What happened with Hannibal occurred near the end of my drinking days. After several hours spent smoking weed and chugging beer, I ran into him at a party. He had by this time gotten a job at Saturday Night Live, and, thinking I was being totally “hilarious,” I approached him and started yelling accusingly, “I know more famous people than you!”
Yeah. I actually said that. With, like, multiple witnesses.
Needless to say, we didn’t speak for months.
Now sober, apologizing to him and eventually making things right somehow represents a tiny redemption for me—and shows me that maybe it is possible to dig myself out of even the deepest ditches, instead of just finding new ones to fall into.

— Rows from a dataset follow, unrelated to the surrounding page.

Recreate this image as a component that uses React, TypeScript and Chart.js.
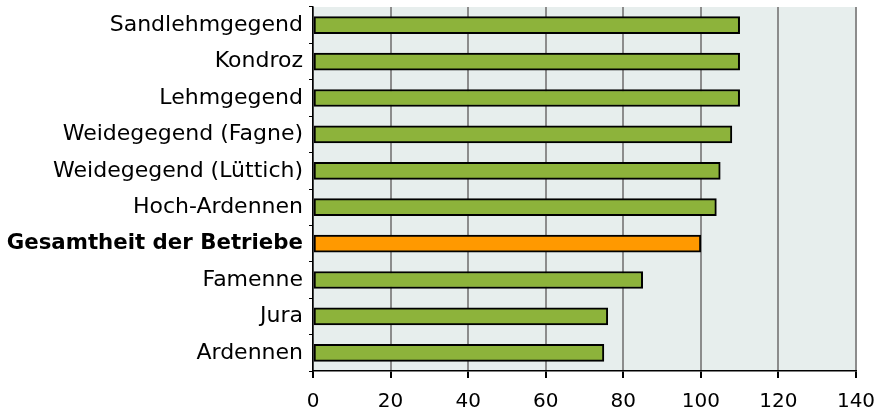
import React, { useEffect, useRef } from "react";
import { Chart, registerables } from "chart.js";

Chart.register(...registerables);

const categories = [
  "Sandlehmgegend",
  "Kondroz",
  "Lehmgegend",
  "Weidegegend (Fagne)",
  "Weidegegend (Lüttich)",
  "Hoch-Ardennen",
  "Gesamtheit der Betriebe",
  "Famenne",
  "Jura",
  "Ardennen",
];
const values = [110, 110, 110, 108, 105, 104, 100, 85, 76, 75];
const highlightIndex = 6;
const xTicks = [0, 20, 40, 60, 80, 100, 120, 140];

const GREEN = "#8db33b";
const ORANGE = "#ff9900";
const PLOT_BG = "#e7eeed";

const bgPlugin = {
  id: "plotBg",
  beforeDraw(chart: any) {
    const { ctx, chartArea } = chart;
    if (!chartArea) return;
    ctx.save();
    ctx.fillStyle = PLOT_BG;
    ctx.fillRect(chartArea.left, chartArea.top, chartArea.right - chartArea.left, chartArea.bottom - chartArea.top);
    ctx.restore();
  },
};

export default function App() {
  const ref = useRef<HTMLCanvasElement>(null);
  useEffect(() => {
    if (!ref.current) return;
    const chart = new Chart(ref.current, {
      type: "bar",
      data: {
        labels: categories,
        datasets: [
          {
            data: values,
            backgroundColor: values.map((_, i) => (i === highlightIndex ? ORANGE : GREEN)),
            borderColor: "#000",
            borderWidth: 2,
            borderSkipped: false,
            barThickness: 17,
          },
        ],
      },
      options: {
        indexAxis: "y",
        animation: false,
        responsive: false,
        maintainAspectRatio: false,
        layout: { padding: { top: 7, right: 29, left: 0, bottom: 0 } },
        plugins: { legend: { display: false }, tooltip: { enabled: false } },
        scales: {
          x: {
            min: 0,
            max: 140,
            afterBuildTicks(scale: any) {
              scale.ticks = xTicks.map((v) => ({ value: v }));
            },
            afterFit(scale: any) {
              scale.height = 38;
              scale.paddingLeft = 0;
              scale.paddingRight = 0;
            },
            grid: {
              color: "#8c8c8c",
              lineWidth: 2,
              tickColor: "#000",
              tickLength: 7,
            },
            border: { color: "#000", width: 1.5 },
            ticks: {
              color: "#000",
              font: { family: "DejaVu Sans", size: 20 },
              padding: 12,
            },
          },
          y: {
            afterFit(scale: any) {
              scale.width = 313;
              scale.paddingTop = 0;
              scale.paddingBottom = 0;
            },
            grid: {
              drawOnChartArea: false,
              tickColor: "#000",
              tickLength: 4,
              offset: true,
            },
            border: { color: "#000", width: 1.5 },
            ticks: {
              color: "#000",
              padding: 6,
              font: (ctx: any) =>
                ctx.index === highlightIndex
                  ? { family: "DejaVu Sans", size: 21.3, weight: "bold" }
                  : { family: "DejaVu Sans", size: 22, weight: "normal" },
            },
          },
        },
      },
      plugins: [bgPlugin],
    } as any);
    return () => chart.destroy();
  }, []);
  return (
    <div style={{ position: "fixed", left: 0, top: 0, width: 885, height: 409, background: "#fff" }}>
      <canvas ref={ref} width={885} height={409} style={{ width: 885, height: 409 }} />
    </div>
  );
}
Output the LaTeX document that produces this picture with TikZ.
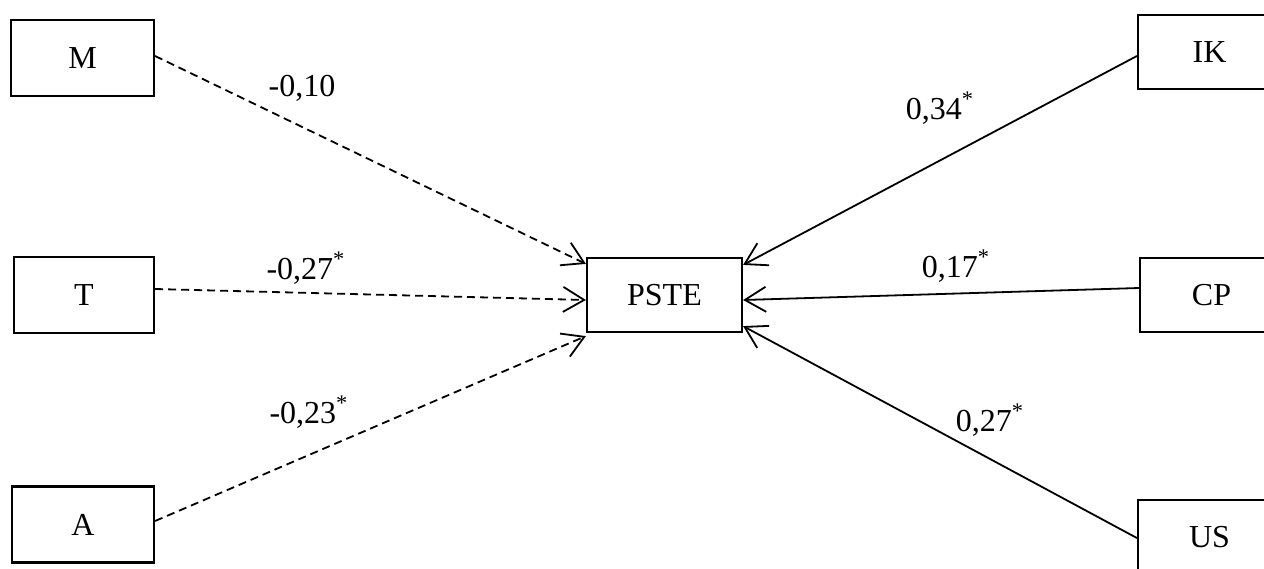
\documentclass[tikz,border=0pt]{standalone}
\usepackage{fontspec}
\setmainfont{Liberation Serif}
\usetikzlibrary{arrows.meta}

\begin{document}
\begin{tikzpicture}[x=0.5pt,y=-0.5pt,
        box/.style={draw,line width=1.1pt,minimum width=71.5pt,minimum height=38pt,inner sep=0pt,font=\fontsize{16}{19}\selectfont},
        coef/.style={inner sep=0pt,font=\fontsize{16}{19}\selectfont},
        effect/.style={line width=0.9pt,-{Straight Barb[length=10.5pt,width=12.5pt]}},
        negeffect/.style={effect,dash pattern=on 4pt off 2.5pt}]
                \useasboundingbox (0,0) rectangle (1264,568);
                \clip (0,0) rectangle (1264,568);

                \node[box] (M) at (82.5,58) {M};
                \node[box,minimum width=70pt] (T) at (84,295) {T};
                \node[box,minimum width=71pt] (A) at (83,524.5) {A};
                \node[box,minimum width=77.5pt,minimum height=37pt] (PSTE) at (664.5,295) {PSTE};
                \node[box,minimum height=37pt] (IK) at (1209.5,52) {IK};
                \node[box,minimum height=37pt] (CP) at (1211.5,295) {CP};
                \node[box,minimum height=37pt] (US) at (1209.5,537) {US};

                \node[coef] (mcoef) at (302,88) {-0,10};
                \node[coef] (tcoef) at (306,268) {-0,27\textsuperscript{*}};
                \node[coef] (acoef) at (309,412) {-0,23\textsuperscript{*}};
                \node[coef] (ikcoef) at (940,108) {0,34\textsuperscript{*}};
                \node[coef] (cpcoef) at (956,266) {0,17\textsuperscript{*}};
                \node[coef] (uscoef) at (990,420) {0,27\textsuperscript{*}};

                \draw[negeffect] ([yshift=1pt]M.east) -- ([yshift=-3.5pt]PSTE.north west);
                \draw[negeffect] ([yshift=3pt]T.east) -- ([yshift=-2.5pt]PSTE.west);
                \draw[negeffect] ([yshift=1.75pt]A.east) -- ([yshift=-1.5pt]PSTE.south west);
                \draw[effect] ([yshift=-2pt]IK.west) -- ([yshift=-4pt]PSTE.north east);
                \draw[effect] ([yshift=3.5pt]CP.west) -- ([yshift=-2.5pt]PSTE.east);
                \draw[effect] ([yshift=-0.5pt]US.west) -- ([yshift=3.5pt]PSTE.south east);
            \end{tikzpicture}
\end{document}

Unfortunately, this profoundly honest moment is also the exception. Getting sober isn’t like a “buy groceries” to-do list where hey, you picked up the chicken so who cares if you forgot the pot to cook it in—you
’ll live . . . right? But I treat it that way—with blind flippancy and naïve disrespect. Because, honestly, it feels too painful to peel another layer away from the onion. So instead, I remain superficial about examining all the problems underlying my behavior. Instead of attempting to untangle the many mixed-up addictions at play, I decide to just pretend to be someone else entirely.
Of course, I didn’t realize any of this at the time. But looking back, it’s so completely clear.
I simply slipped from one costume to another.
I’ve now dropped the archetype of cocktail-party-flitting fake wife for Blaine. And I’ve given up the role of coked-up party girl who will do anything for debauched good time.
Now—I decide to be the Temptress. What the Married Man had once called me, I essentially drape on as an identity because hey, I’m sober now—and I’m definitely never going to fuck another married guy again—so it’s okay, right?
Right?
Besides, playing a role protects me—from feeling any hurt I might feel if I was just being myself.
And so, without quite realizing what I am morphing into, I strut around the city and my job at the Post, playacting the jaded, conniving femme fatale. I use sobriety like a drug. It gives me superpowers of cognition and hyperawareness, and I take these enhancements as video game–style “boosts” to sidle up not just to rich dudes anymore—but now to the rich and famous.
Which is how in 2010 I start dating three men in media and celebrity who are all strangely interconnected—Aaron Sorkin, Keith Olbermann, and Lloyd Grove.
While the old nihilistic me would hash out the entirety of this gossip (and I could fill several books), I now realize that’s the same person who didn’t think she was worth anything on her own. This is perhaps the biggest realization I’ve had in writing all of this.
You don’t need to “attach” yourself to anyone. You just need to make yourself someone who you can stand to be with—alone.